Ammuvagiya Naan is a 2007 Indian Tamil-language drama film directed by Padmamagan, starring R. Parthiban and Bharathi. The music was compose by Sabesh–Murali. The film released in September 2007 and became a hit.

==Plot==
The film revolves around Ammu (Bharathi), an orphan brought up in a prostitute's house. Brought up in such atmosphere, she develops a fascination for the world's oldest profession. She comes across a writer Gowrishankar (R. Parthiepan), who comes to her place to pen a novel on the life of a commercial sex worker. Her childlike innocence wins over Gowrishankar's heart. He decides to marry her. Gowrishankar's love and care brings a change in Ammu. She understands the value of family and the bond of togetherness. Gowrishankar completes his novel Ammuvagya Naan and hopes for a national award for it. Fate pays a cruel act in the form of a president of a literary association (Mahadevan). He bargains for a night with Ammu to ensure the national award for Amuvagiya Naan. Eventually, Ammu kills the president.

==Production==
This was the second directorial of Padmamagan after Pallavan (2003). The filming was held at Chennai, Pondicherry and Senji fort.

==Soundtrack==
Soundtrack was composed by Sabesh–Murali.

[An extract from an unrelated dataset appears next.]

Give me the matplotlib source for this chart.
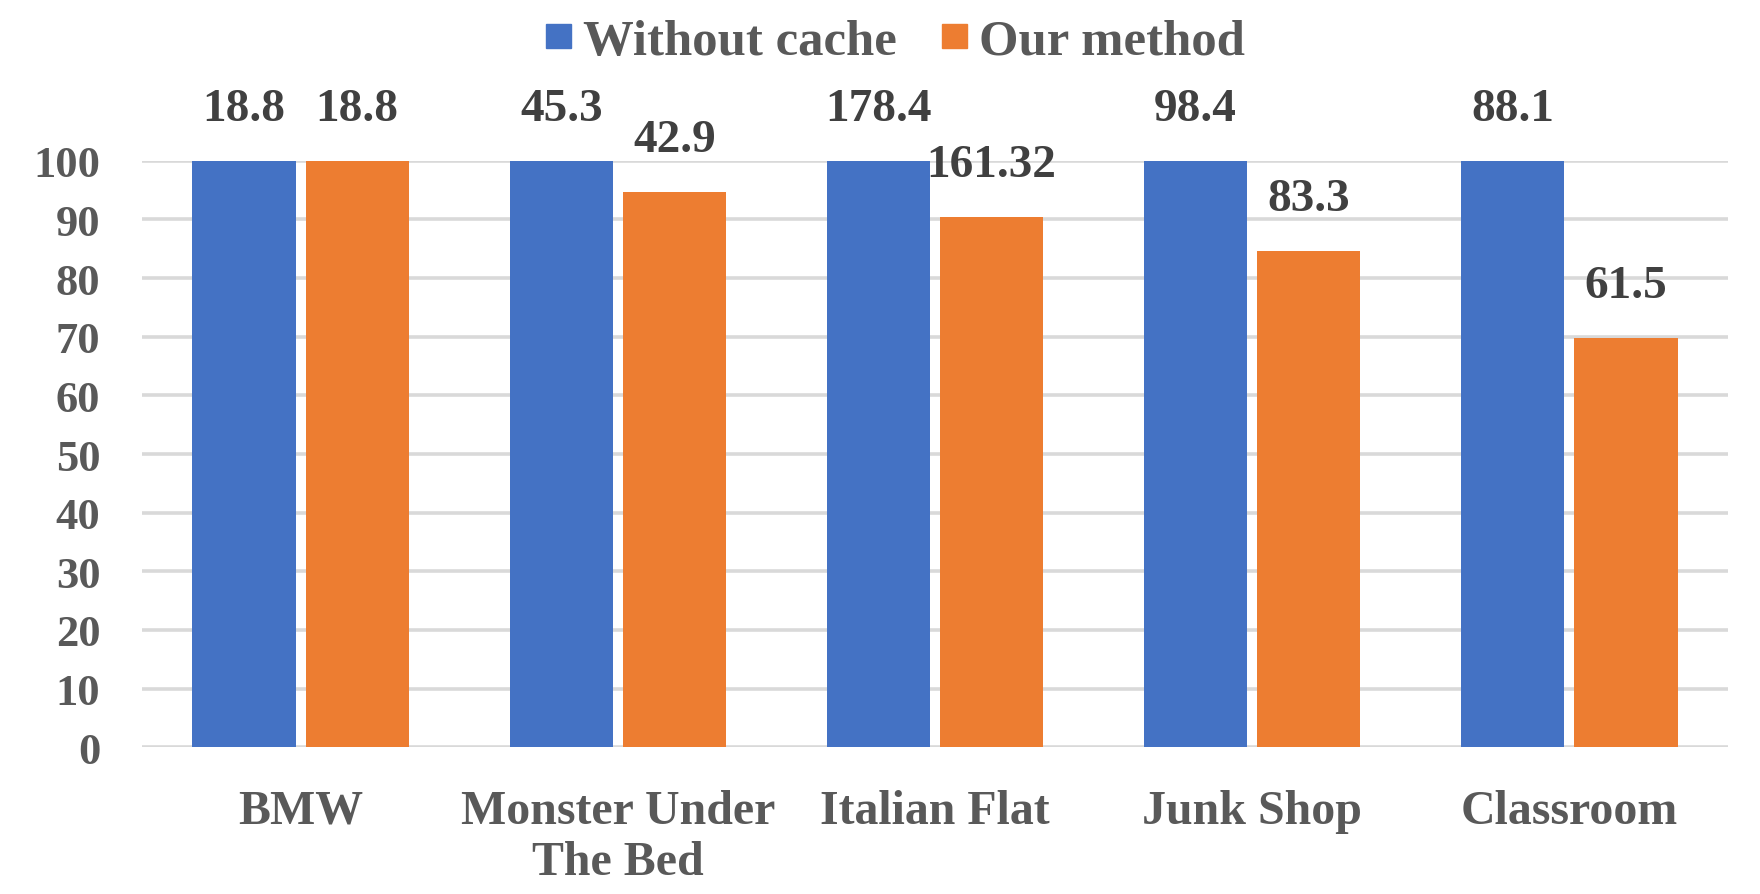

| Song | Singer(s) | Duration |
|---|---|---|
| "Kadale Kadale" (F) | Mathangi Jagdish | 4:30 |
| "Kadale Kadale" (M) | Sabesh Murali | 4:32 |
| "Silir Silir" | Srilekha Parthasarathy | 5:01 |
| "Unnai Saranadainthen" | Harish Raghavendra, Kalyani | 4:19 |
| "Thoranam Aayiram" | Srividya | 4:24 |

==Critical reception==
Kollywood Today wrote "As a whole, Ammuvaagiya Naan is a film that has attempted to can a bold theme with different approach and thank god, there are no unwanted commercial elements present here." Chennai Online wrote "'Ammu...' is a film, which, despite its flaws, and its fairy tale look at the not-so-pleasant world of sex workers, is refreshingly different and worth a watch". Mu. Maran of Kalki appreciated the acting of Parthiban, Bharathi and other actors, cinematography, dialogues and background score and concluded saying slow screenplay, not so memorable songs, some of the scenes which could have handled decently despite the necessity for the film are some of the flaws, in the midst of action films, Ammuvagiya Naan is a wonderful Tamil cinema. Malini Mannath of Chennai Online wrote "'Ammu...' is a film, which, despite its flaws, and its fairy tale look at the not-so-pleasant world of sex workers, is refreshingly different and worth a watch".